Heavy rains hit Texas
DALLAS -- More than 5 inches of rain fell Sunday in parts of North Texas, prompting high water rescues and road closures. Katie Andrews, above, was waiting for police officers after she drove into rising floodwaters on a highway near White Rock Lake.
Compromise reachedin border standoff
RAFAH, Gaza Strip -- With Palestinians facing severe shortages of bread, milk and other foods in Gaza, U.S. officials called an emergency meeting Sunday and brokered a compromise with Israeli and Palestinian negotiators in a two-month-old border standoff. Ambassador Richard Jones said cargo traffic might start flowing as soon as today at one crossing, and a Palestinian official said a second crossing would be discussed at meetings today. But Palestinian economic misery might take another hit after Hamas militants sworn to Israel's destruction presented their new Cabinet to Palestinian President Mahmoud Abbas on Sunday. The Islamic group's failure to bring moderate forces into its government is likely to strengthen Western resolve to cut off desperately needed aid.
Belarus leader re-elected
MINSK, Belarus -- Thousands of protesters thronged the main square of the Belarusian capital Sunday in defiance of a government ban, refusing to recognize a presidential vote that gave a landslide -- and largely expected -- victory to the iron-fisted incumbent. At the opposition demonstration in the capital's main square -- the largest in years -- protesters chanted "Long Live Belarus!" and the name of the main opposition candidate. Some waved a historic flag that President Alexander Lukashenko had replaced with a Soviet-style design, while others waved European Union flags. Lukashenko won 82.6 percent of the vote compared with 6 percent for Alexander Milinkevich, the main opposition candidate, the Central Election Commission chief said early Monday, citing a nearly complete preliminary count from Sunday's balloting. Turnout was 92.6 percent, the commission said. "We demand new, honest elections," Milinkevich told the crowd Sunday evening. "This was a complete farce."

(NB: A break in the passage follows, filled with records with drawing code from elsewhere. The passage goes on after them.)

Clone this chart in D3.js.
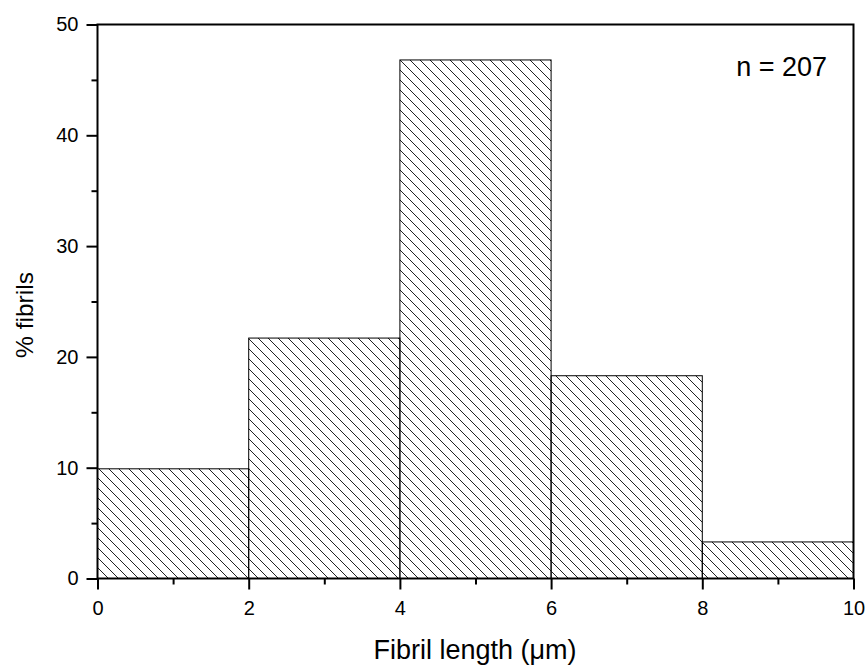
<!DOCTYPE html>
<html><head><meta charset="utf-8">
<script src="https://cdn.jsdelivr.net/npm/d3@7"></script>
<style>body{margin:0;background:#fff}svg{display:block}text{font-family:"Liberation Sans",Arial,sans-serif;fill:#000}</style>
</head><body><svg id="c" width="867" height="668"></svg>
<script>
const binStarts = [0, 2, 4, 6, 8];
const binWidth = 2;
const percents = [9.9, 21.7, 46.8, 18.3, 3.3];
const xTicks = [0, 2, 4, 6, 8, 10];
const yTicks = [0, 10, 20, 30, 40, 50];

const svg = d3.select("#c");
const m = {l: 97.5, r: 853.5, t: 24.5, b: 578.5};
const x = d3.scaleLinear().domain([0, 10]).range([m.l, m.r]);
const y = d3.scaleLinear().domain([0, 50]).range([m.b, m.t]);

const defs = svg.append("defs");
const pat = defs.append("pattern").attr("id","hatch").attr("patternUnits","userSpaceOnUse")
  .attr("width",10).attr("height",10);
pat.append("path").attr("d","M-1,-1 L11,11 M-1,9 L1,11 M9,-1 L11,1").attr("stroke","#222").attr("stroke-width",1);

svg.selectAll("rect.bar").data(percents).join("rect").attr("class","bar")
  .attr("x",(d,i)=>x(binStarts[i])).attr("width",(d,i)=>x(binStarts[i]+binWidth)-x(binStarts[i]))
  .attr("y",d=>y(d)).attr("height",d=>y(0)-y(d))
  .attr("fill","url(#hatch)").attr("stroke","#000").attr("stroke-width",1);

// frame
svg.append("rect").attr("x",m.l).attr("y",m.t).attr("width",m.r-m.l).attr("height",m.b-m.t)
  .attr("fill","none").attr("stroke","#000").attr("stroke-width",2);

// x axis
const gx = svg.append("g").attr("transform",`translate(0,${m.b})`);
gx.call(d3.axisBottom(x).tickValues(d3.range(1,10,2)).tickSize(6).tickFormat(""));
gx.call(g=>g.select(".domain").remove());
const gx2 = svg.append("g").attr("transform",`translate(0,${m.b})`);
gx2.call(d3.axisBottom(x).tickValues(xTicks).tickSize(11).tickPadding(11).tickFormat(d3.format("d")));
gx2.select(".domain").remove();
gx2.selectAll("text").attr("font-size",20).attr("font-family","Liberation Sans, Arial, sans-serif");

// y axis
const gy = svg.append("g").attr("transform",`translate(${m.l},0)`);
gy.call(d3.axisLeft(y).tickValues(d3.range(5,50,10)).tickSize(6).tickFormat(""));
gy.select(".domain").remove();
const gy2 = svg.append("g").attr("transform",`translate(${m.l},0)`);
gy2.call(d3.axisLeft(y).tickValues(yTicks).tickSize(11).tickPadding(8).tickFormat(d3.format("d")));
gy2.select(".domain").remove();
gy2.selectAll("text").attr("font-size",20).attr("font-family","Liberation Sans, Arial, sans-serif");
svg.selectAll(".tick line").attr("stroke-width",2);

svg.append("text").attr("x",475).attr("y",659).attr("text-anchor","middle")
  .attr("font-size",27).text("Fibril length (\u03bcm)");
svg.append("text").attr("transform",`translate(33,315) rotate(-90)`).attr("text-anchor","middle")
  .attr("font-size",24.5).text("% fibrils");
svg.append("text").attr("x",827).attr("y",76).attr("text-anchor","end").attr("font-size",27).text("n = 207");
</script></body></html>
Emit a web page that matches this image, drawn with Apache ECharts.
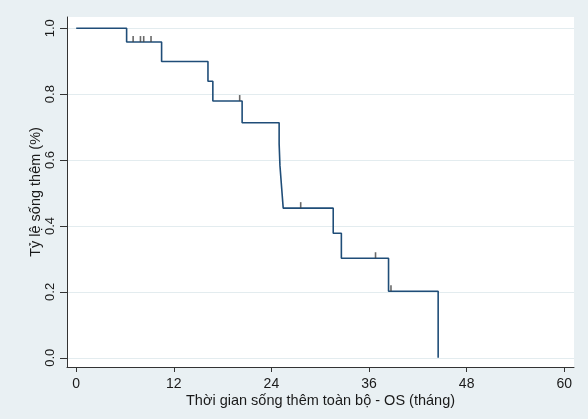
<!DOCTYPE html>
<html>
<head>
<meta charset="utf-8">
<script src="https://cdn.jsdelivr.net/npm/echarts@6/dist/echarts.min.js"></script>
<style>
html,body{margin:0;padding:0;background:#e9f0f3;}
#chart{width:588px;height:419px;}
</style>
</head>
<body>
<div id="chart"></div>
<script>
// Kaplan-Meier step points (time in months, survival proportion)
var eventTimes = [0, 6.2, 10.5, 16.2, 16.8, 20.4, 24.95, 25.05, 25.25, 25.45, 31.6, 32.6, 38.4, 44.5];
var survival   = [1.0, 0.958, 0.899, 0.839, 0.779, 0.713, 0.649, 0.583, 0.518, 0.454, 0.378, 0.302, 0.202, 0.0];
// Censored observations
var censorTimes = [7.0, 7.9, 8.3, 9.2, 20.1, 27.6, 36.8, 38.7];
var censorSurv  = [0.958, 0.958, 0.958, 0.958, 0.779, 0.454, 0.302, 0.202];
// Tick labels
var xTicks = [0, 12, 24, 36, 48, 60];
var yTicks = [0, 0.2, 0.4, 0.6, 0.8, 1.0];
var xTitle = 'Thời gian sống thêm toàn bộ - OS (tháng)';
var yTitle = 'Tỷ lệ sống thêm (%)';

var kmData = eventTimes.map(function (t, i) { return [t, survival[i]]; });
var censorData = censorTimes.map(function (t, i) { return [t, censorSurv[i]]; });

var chart = echarts.init(document.getElementById('chart'), null, {renderer: 'canvas'});
var font = 'Liberation Sans, Arial, sans-serif';
chart.setOption({
  animation: false,
  backgroundColor: '#e9f0f3',
  grid: {left: 67, right: 14, top: 17, bottom: 52, show: true, backgroundColor: '#ffffff', borderWidth: 0},
  xAxis: {
    type: 'value', min: -1.13, max: 61.2,
    name: xTitle, nameLocation: 'middle', nameGap: 26, nameMoveOverlap: false,
    nameTextStyle: {fontFamily: font, fontSize: 14.5, color: '#1a1a1a'},
    axisLine: {show: true, onZero: false, lineStyle: {color: '#333', width: 1}},
    axisTick: {show: true, length: 5, customValues: xTicks, lineStyle: {color: '#333'}},
    axisLabel: {customValues: xTicks, margin: 10, fontFamily: font, fontSize: 14, color: '#1a1a1a'},
    splitLine: {show: false}
  },
  yAxis: {
    type: 'value', min: -0.028, max: 1.034,
    name: yTitle, nameLocation: 'middle', nameGap: 24, nameRotate: 90, nameMoveOverlap: false,
    nameTextStyle: {fontFamily: font, fontSize: 14.5, color: '#1a1a1a'},
    axisLine: {show: true, onZero: false, lineStyle: {color: '#333', width: 1}},
    axisTick: {show: true, length: 7, customValues: yTicks, lineStyle: {color: '#333'}},
    axisLabel: {customValues: yTicks, rotate: 90, margin: 10, fontFamily: font, fontSize: 13, color: '#1a1a1a',
      formatter: function (v) { return v.toFixed(1); }},
    splitLine: {show: true, lineStyle: {color: '#e3ecef', width: 1}}
  },
  series: [
    {
      type: 'line', step: 'end', data: kmData, showSymbol: false, symbol: 'none',
      lineStyle: {color: '#1f4d78', width: 1.6}, z: 3
    },
    {
      type: 'scatter', data: censorData, symbol: 'rect', symbolSize: [1.6, 6], symbolOffset: [0, -3],
      itemStyle: {color: '#444'}, z: 4
    }
  ]
});
</script>
</body>
</html>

Christian conversion leadsto trial in Afghanistan
KABUL, Afghanistan -- An Afghan man is being prosecuted in a Kabul court and could be sentenced to death on a charge of converting from Islam to Christianity, a crime under this country's Islamic laws, a judge said Sunday. The trial is believed to be the first of its kind in Afghanistan and highlights a struggle between religious conservatives and reformists over what shape Islam should take here four years after the ouster of the Islamic fundamentalist Taliban regime. The defendant, 41-yer-old Abdul Rahman, was arrested last month after his family accused him of becoming a Christian, Judge Ansarullah Mawlavezada told The Associated Press in an interview. Rahman was charged with rejecting Islam and his trial started Thursday. During the one-day hearing, the defendant confessed that he converted from Islam to Christianity 16 years ago while working as a medical aid worker for an international Christian group helping Afghan refugees in the Pakistani city of Peshawar, Mawlavezada said. "We are not against any particular religion in the world. But in Afghanistan, this sort of thing is against the law," the judge said. "It is an attack on Islam." Mawlavezada said he would rule on the case within two months.
Human mosaic, nude style
CARACAS, Venezuela -- More than 1,500 Venezuelans shed their clothes on a main city avenue Sunday to pose for American photographer Spencer Tunick, forming a human mosaic in front of a national symbol: a statue of independence hero Simon Bolivar. As Tunick shouted commands through a megaphone, nude people of every shape, size and skin tone gathered on the avenue and stairs in front of the statue just before dawn. "There are some people over there with clothes, get them out of there!" said Tunick, an artist from Brooklyn, N.Y., who has been documenting groups of nude people in public places around the world since 1992.